TASK PROMPT:
Please retype the data in full and exactly; the pictures are not part of the copy.

AVAILABLE DATA:
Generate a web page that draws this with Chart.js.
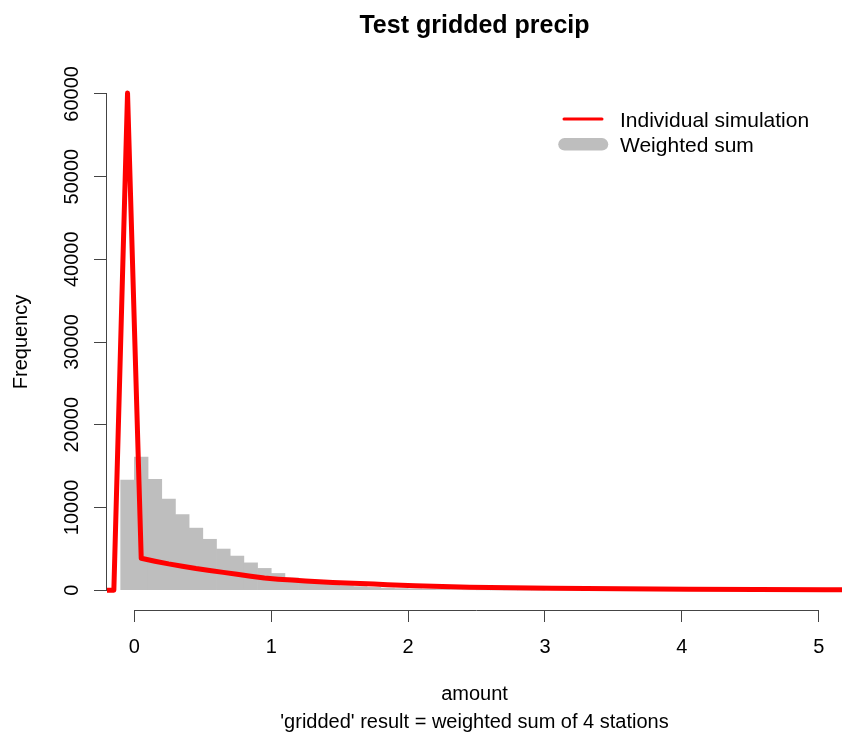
<!DOCTYPE html>
<html>
<head>
<meta charset="utf-8">
<script src="https://cdn.jsdelivr.net/npm/chart.js@4/dist/chart.umd.min.js"></script>
<style>
  html, body { margin: 0; padding: 0; background: #fff; }
  #wrap { width: 842px; height: 736px; }
</style>
</head>
<body>
<div id="wrap"><canvas id="precipChart" width="842" height="736"></canvas></div>
<script>
// Tick labels
const X_TICKS = [0, 1, 2, 3, 4, 5];
const Y_TICKS = [0, 10000, 20000, 30000, 40000, 50000, 60000];

// Histogram of the weighted sum (bin midpoints, bin width 0.1)
const HIST_MIDS = [-0.05, 0.05, 0.15, 0.25, 0.35, 0.45, 0.55, 0.65, 0.75, 0.85, 0.95,
    1.05, 1.15, 1.25, 1.35, 1.45, 1.55, 1.65, 1.75, 1.85, 1.95,
    2.05, 2.15, 2.25, 2.35, 2.45, 2.55, 2.65, 2.75, 2.85, 2.95];
const HIST_COUNTS = [13300, 16100, 13400, 11000, 9130, 7500, 6150, 4970, 4120, 3300, 2630,
    2020, 1480, 1150, 900, 700, 550, 430, 330, 250, 190,
    150, 110, 85, 65, 50, 38, 28, 20, 15, 11];

// Individual simulation frequency polygon
const SIM_X = [-0.25, -0.15, -0.05, 0.05, 0.15, 0.25, 0.35, 0.45, 0.55, 0.65, 0.75, 0.85, 0.95,
    1.05, 1.15, 1.25, 1.35, 1.45, 1.55, 1.65, 1.75, 1.85, 1.95,
    2.05, 2.25, 2.45, 2.75, 3.05, 3.55, 4.05, 4.55, 5.05, 5.25];
const SIM_Y = [0, 0, 60100, 3850, 3500, 3180, 2900, 2620, 2380, 2150, 1920, 1680, 1470,
    1330, 1220, 1110, 1010, 930, 860, 800, 730, 660, 600,
    540, 450, 360, 280, 220, 160, 110, 80, 55, 50];

const FONT = 'Liberation Sans, Arial, Helvetica, sans-serif';
const AXIS_COLOR = '#444';

// R style extras: axis lines that only span the ticks, rotated y labels, title, legend
const rStylePlugin = {
    id: 'rStyle',
    afterDraw(chart) {
        const ctx = chart.ctx;
        const xs = chart.scales.x;
        const ys = chart.scales.y;
        const area = chart.chartArea;
        ctx.save();

        // axis lines
        ctx.strokeStyle = AXIS_COLOR;
        ctx.lineWidth = 1;
        ctx.beginPath();
        ctx.moveTo(xs.getPixelForValue(X_TICKS[0]), area.bottom + 0.5);
        ctx.lineTo(xs.getPixelForValue(X_TICKS[X_TICKS.length - 1]), area.bottom + 0.5);
        ctx.moveTo(area.left - 0.5, ys.getPixelForValue(Y_TICKS[0]));
        ctx.lineTo(area.left - 0.5, ys.getPixelForValue(Y_TICKS[Y_TICKS.length - 1]));
        ctx.stroke();

        // y tick labels, rotated like R
        ctx.fillStyle = '#000';
        ctx.font = '20px ' + FONT;
        ctx.textAlign = 'center';
        ctx.textBaseline = 'alphabetic';
        Y_TICKS.forEach(v => {
            ctx.save();
            ctx.translate(area.left - 29.5, ys.getPixelForValue(v));
            ctx.rotate(-Math.PI / 2);
            ctx.fillText(String(v), 0, 0);
            ctx.restore();
        });

        // main title
        ctx.font = 'bold 25px ' + FONT;
        ctx.fillText('Test gridded precip', (area.left + area.right) / 2, 33);

        // legend
        ctx.lineCap = 'round';
        ctx.strokeStyle = '#FF0000';
        ctx.lineWidth = 3;
        ctx.beginPath();
        ctx.moveTo(564, 119);
        ctx.lineTo(602, 119);
        ctx.stroke();
        ctx.strokeStyle = '#BEBEBE';
        ctx.lineWidth = 12.5;
        ctx.beginPath();
        ctx.moveTo(564.5, 144.3);
        ctx.lineTo(602, 144.3);
        ctx.stroke();
        ctx.font = '21px ' + FONT;
        ctx.textAlign = 'left';
        ctx.fillStyle = '#000';
        ctx.fillText('Individual simulation', 620, 126.5);
        ctx.fillText('Weighted sum', 620, 151.5);

        ctx.restore();
    }
};

const ctx = document.getElementById('precipChart').getContext('2d');

const precipChart = new Chart(ctx, {
    type: 'bar',
    data: {
        datasets: [{
            type: 'line',
            label: 'Individual simulation',
            data: SIM_X.map((x, i) => ({ x: x, y: SIM_Y[i] })),
            borderColor: '#FF0000',
            borderWidth: 5,
            borderJoinStyle: 'round',
            borderCapStyle: 'round',
            pointRadius: 0,
            tension: 0,
            fill: false,
            order: 0
        }, {
            type: 'bar',
            label: 'Weighted sum',
            data: HIST_MIDS.map((x, i) => ({ x: x, y: HIST_COUNTS[i] })),
            backgroundColor: '#BEBEBE',
            borderWidth: 0,
            barPercentage: 1,
            categoryPercentage: 1,
            order: 1
        }]
    },
    options: {
        responsive: false,
        animation: false,
        layout: {
            padding: { top: 74, right: 0, bottom: 0, left: 0 }
        },
        plugins: {
            legend: { display: false },
            tooltip: { enabled: false },
            title: { display: false }
        },
        scales: {
            x: {
                type: 'linear',
                min: -0.2,
                max: 5.17,
                offset: false,
                afterBuildTicks: scale => { scale.ticks = X_TICKS.map(v => ({ value: v })); },
                afterFit: scale => { scale.height = 126; },
                grid: {
                    drawOnChartArea: false,
                    drawTicks: true,
                    tickLength: 12,
                    color: AXIS_COLOR,
                    offset: false
                },
                border: { display: false },
                ticks: {
                    font: { family: FONT, size: 20 },
                    color: '#000',
                    padding: 13,
                    autoSkip: false,
                    maxRotation: 0
                },
                title: {
                    display: true,
                    text: ['amount', "'gridded' result = weighted sum of 4 stations"],
                    font: { family: FONT, size: 20, lineHeight: 1.4 },
                    color: '#000',
                    padding: { top: 0, bottom: 0 }
                }
            },
            y: {
                type: 'linear',
                min: -2400,
                max: 62400,
                afterBuildTicks: scale => { scale.ticks = Y_TICKS.map(v => ({ value: v })); },
                afterFit: scale => { scale.width = 107; },
                grid: {
                    drawOnChartArea: false,
                    drawTicks: true,
                    tickLength: 13,
                    color: AXIS_COLOR
                },
                border: { display: false },
                ticks: { display: false },
                title: {
                    display: true,
                    text: 'Frequency',
                    font: { family: FONT, size: 20, lineHeight: 1.2 },
                    color: '#000',
                    padding: { top: 9, bottom: 0 }
                }
            }
        }
    },
    plugins: [rStylePlugin]
});
</script>
</body>
</html>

SOLVED PROBLEM:
Generate a web page that draws this with Chart.js.
<!DOCTYPE html>
<html>
<head>
<meta charset="utf-8">
<script src="https://cdn.jsdelivr.net/npm/chart.js@4/dist/chart.umd.min.js"></script>
<style>
  html, body { margin: 0; padding: 0; background: #fff; }
  #wrap { width: 842px; height: 736px; }
</style>
</head>
<body>
<div id="wrap"><canvas id="precipChart" width="842" height="736"></canvas></div>
<script>
// Tick labels
const X_TICKS = [0, 1, 2, 3, 4, 5];
const Y_TICKS = [0, 10000, 20000, 30000, 40000, 50000, 60000];

// Histogram of the weighted sum (bin midpoints, bin width 0.1)
const HIST_MIDS = [-0.05, 0.05, 0.15, 0.25, 0.35, 0.45, 0.55, 0.65, 0.75, 0.85, 0.95,
    1.05, 1.15, 1.25, 1.35, 1.45, 1.55, 1.65, 1.75, 1.85, 1.95,
    2.05, 2.15, 2.25, 2.35, 2.45, 2.55, 2.65, 2.75, 2.85, 2.95];
const HIST_COUNTS = [13300, 16100, 13400, 11000, 9130, 7500, 6150, 4970, 4120, 3300, 2630,
    2020, 1480, 1150, 900, 700, 550, 430, 330, 250, 190,
    150, 110, 85, 65, 50, 38, 28, 20, 15, 11];

// Individual simulation frequency polygon
const SIM_X = [-0.25, -0.15, -0.05, 0.05, 0.15, 0.25, 0.35, 0.45, 0.55, 0.65, 0.75, 0.85, 0.95,
    1.05, 1.15, 1.25, 1.35, 1.45, 1.55, 1.65, 1.75, 1.85, 1.95,
    2.05, 2.25, 2.45, 2.75, 3.05, 3.55, 4.05, 4.55, 5.05, 5.25];
const SIM_Y = [0, 0, 60100, 3850, 3500, 3180, 2900, 2620, 2380, 2150, 1920, 1680, 1470,
    1330, 1220, 1110, 1010, 930, 860, 800, 730, 660, 600,
    540, 450, 360, 280, 220, 160, 110, 80, 55, 50];

const FONT = 'Liberation Sans, Arial, Helvetica, sans-serif';
const AXIS_COLOR = '#444';

// R style extras: axis lines that only span the ticks, rotated y labels, title, legend
const rStylePlugin = {
    id: 'rStyle',
    afterDraw(chart) {
        const ctx = chart.ctx;
        const xs = chart.scales.x;
        const ys = chart.scales.y;
        const area = chart.chartArea;
        ctx.save();

        // axis lines
        ctx.strokeStyle = AXIS_COLOR;
        ctx.lineWidth = 1;
        ctx.beginPath();
        ctx.moveTo(xs.getPixelForValue(X_TICKS[0]), area.bottom + 0.5);
        ctx.lineTo(xs.getPixelForValue(X_TICKS[X_TICKS.length - 1]), area.bottom + 0.5);
        ctx.moveTo(area.left - 0.5, ys.getPixelForValue(Y_TICKS[0]));
        ctx.lineTo(area.left - 0.5, ys.getPixelForValue(Y_TICKS[Y_TICKS.length - 1]));
        ctx.stroke();

        // y tick labels, rotated like R
        ctx.fillStyle = '#000';
        ctx.font = '20px ' + FONT;
        ctx.textAlign = 'center';
        ctx.textBaseline = 'alphabetic';
        Y_TICKS.forEach(v => {
            ctx.save();
            ctx.translate(area.left - 29.5, ys.getPixelForValue(v));
            ctx.rotate(-Math.PI / 2);
            ctx.fillText(String(v), 0, 0);
            ctx.restore();
        });

        // main title
        ctx.font = 'bold 25px ' + FONT;
        ctx.fillText('Test gridded precip', (area.left + area.right) / 2, 33);

        // legend
        ctx.lineCap = 'round';
        ctx.strokeStyle = '#FF0000';
        ctx.lineWidth = 3;
        ctx.beginPath();
        ctx.moveTo(564, 119);
        ctx.lineTo(602, 119);
        ctx.stroke();
        ctx.strokeStyle = '#BEBEBE';
        ctx.lineWidth = 12.5;
        ctx.beginPath();
        ctx.moveTo(564.5, 144.3);
        ctx.lineTo(602, 144.3);
        ctx.stroke();
        ctx.font = '21px ' + FONT;
        ctx.textAlign = 'left';
        ctx.fillStyle = '#000';
        ctx.fillText('Individual simulation', 620, 126.5);
        ctx.fillText('Weighted sum', 620, 151.5);

        ctx.restore();
    }
};

const ctx = document.getElementById('precipChart').getContext('2d');

const precipChart = new Chart(ctx, {
    type: 'bar',
    data: {
        datasets: [{
            type: 'line',
            label: 'Individual simulation',
            data: SIM_X.map((x, i) => ({ x: x, y: SIM_Y[i] })),
            borderColor: '#FF0000',
            borderWidth: 5,
            borderJoinStyle: 'round',
            borderCapStyle: 'round',
            pointRadius: 0,
            tension: 0,
            fill: false,
            order: 0
        }, {
            type: 'bar',
            label: 'Weighted sum',
            data: HIST_MIDS.map((x, i) => ({ x: x, y: HIST_COUNTS[i] })),
            backgroundColor: '#BEBEBE',
            borderWidth: 0,
            barPercentage: 1,
            categoryPercentage: 1,
            order: 1
        }]
    },
    options: {
        responsive: false,
        animation: false,
        layout: {
            padding: { top: 74, right: 0, bottom: 0, left: 0 }
        },
        plugins: {
            legend: { display: false },
            tooltip: { enabled: false },
            title: { display: false }
        },
        scales: {
            x: {
                type: 'linear',
                min: -0.2,
                max: 5.17,
                offset: false,
                afterBuildTicks: scale => { scale.ticks = X_TICKS.map(v => ({ value: v })); },
                afterFit: scale => { scale.height = 126; },
                grid: {
                    drawOnChartArea: false,
                    drawTicks: true,
                    tickLength: 12,
                    color: AXIS_COLOR,
                    offset: false
                },
                border: { display: false },
                ticks: {
                    font: { family: FONT, size: 20 },
                    color: '#000',
                    padding: 13,
                    autoSkip: false,
                    maxRotation: 0
                },
                title: {
                    display: true,
                    text: ['amount', "'gridded' result = weighted sum of 4 stations"],
                    font: { family: FONT, size: 20, lineHeight: 1.4 },
                    color: '#000',
                    padding: { top: 0, bottom: 0 }
                }
            },
            y: {
                type: 'linear',
                min: -2400,
                max: 62400,
                afterBuildTicks: scale => { scale.ticks = Y_TICKS.map(v => ({ value: v })); },
                afterFit: scale => { scale.width = 107; },
                grid: {
                    drawOnChartArea: false,
                    drawTicks: true,
                    tickLength: 13,
                    color: AXIS_COLOR
                },
                border: { display: false },
                ticks: { display: false },
                title: {
                    display: true,
                    text: 'Frequency',
                    font: { family: FONT, size: 20, lineHeight: 1.2 },
                    color: '#000',
                    padding: { top: 9, bottom: 0 }
                }
            }
        }
    },
    plugins: [rStylePlugin]
});
</script>
</body>
</html>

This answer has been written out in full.